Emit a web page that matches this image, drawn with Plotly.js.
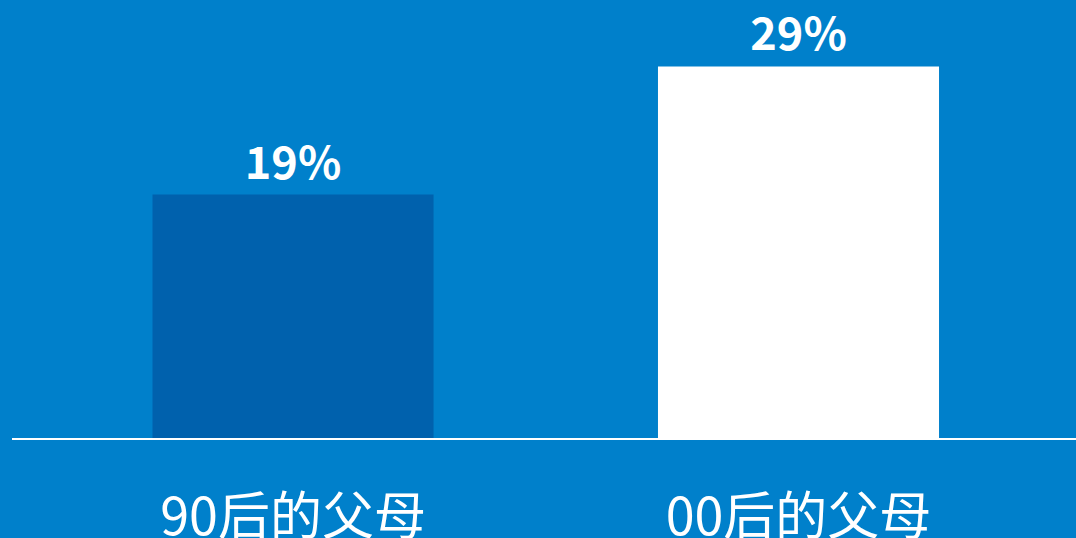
<!DOCTYPE html>
<html>
<head>
<meta charset="utf-8">
<script src="https://cdn.plot.ly/plotly-3.0.1.min.js"></script>
<style>html,body{margin:0;padding:0;background:#0080CB;}#chart{width:1076px;height:538px;}</style>
</head>
<body>
<div id="chart"></div>
<script>
const categories = ["90后的父母", "00后的父母"];
const values = [19, 29];
const labels = ["19%", "29%"];
const barColors = ["#0061AD", "#FFFFFF"];

const trace = {
  type: "bar",
  x: [0, 1],
  y: values,
  text: labels,
  textposition: "outside",
  texttemplate: "<b>%{text}</b>",
  textfont: {family: "Noto Sans CJK SC", size: 45, color: "#FFFFFF"},
  cliponaxis: false,
  width: 0.556,
  marker: {color: barColors, line: {width: 0}},
  hoverinfo: "none"
};

const layout = {
  width: 1076, height: 538,
  paper_bgcolor: "#0080CB",
  plot_bgcolor: "#0080CB",
  margin: {l: 12, r: 0, t: 0, b: 100},
  showlegend: false,
  xaxis: {
    range: [-0.556, 1.549],
    tickmode: "array",
    tickvals: [0, 1],
    ticktext: categories,
    tickfont: {family: "Noto Sans CJK SC", size: 52, color: "#FFFFFF"},
    showline: true, linecolor: "#FFFFFF", linewidth: 2,
    showgrid: false, zeroline: false, ticks: "",
    ticklabelstandoff: 33,
    fixedrange: true
  },
  yaxis: {
    range: [0, 34.19],
    visible: false,
    showgrid: false, zeroline: false,
    fixedrange: true
  }
};

Plotly.newPlot("chart", [trace], layout, {staticPlot: true, displayModeBar: false});
</script>
</body>
</html>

....

### Task goal
Drop the images and repeat the data exactly.

### Solution
Emit a web page that matches this image, drawn with Plotly.js.
<!DOCTYPE html>
<html>
<head>
<meta charset="utf-8">
<script src="https://cdn.plot.ly/plotly-3.0.1.min.js"></script>
<style>html,body{margin:0;padding:0;background:#0080CB;}#chart{width:1076px;height:538px;}</style>
</head>
<body>
<div id="chart"></div>
<script>
const categories = ["90后的父母", "00后的父母"];
const values = [19, 29];
const labels = ["19%", "29%"];
const barColors = ["#0061AD", "#FFFFFF"];

const trace = {
  type: "bar",
  x: [0, 1],
  y: values,
  text: labels,
  textposition: "outside",
  texttemplate: "<b>%{text}</b>",
  textfont: {family: "Noto Sans CJK SC", size: 45, color: "#FFFFFF"},
  cliponaxis: false,
  width: 0.556,
  marker: {color: barColors, line: {width: 0}},
  hoverinfo: "none"
};

const layout = {
  width: 1076, height: 538,
  paper_bgcolor: "#0080CB",
  plot_bgcolor: "#0080CB",
  margin: {l: 12, r: 0, t: 0, b: 100},
  showlegend: false,
  xaxis: {
    range: [-0.556, 1.549],
    tickmode: "array",
    tickvals: [0, 1],
    ticktext: categories,
    tickfont: {family: "Noto Sans CJK SC", size: 52, color: "#FFFFFF"},
    showline: true, linecolor: "#FFFFFF", linewidth: 2,
    showgrid: false, zeroline: false, ticks: "",
    ticklabelstandoff: 33,
    fixedrange: true
  },
  yaxis: {
    range: [0, 34.19],
    visible: false,
    showgrid: false, zeroline: false,
    fixedrange: true
  }
};

Plotly.newPlot("chart", [trace], layout, {staticPlot: true, displayModeBar: false});
</script>
</body>
</html>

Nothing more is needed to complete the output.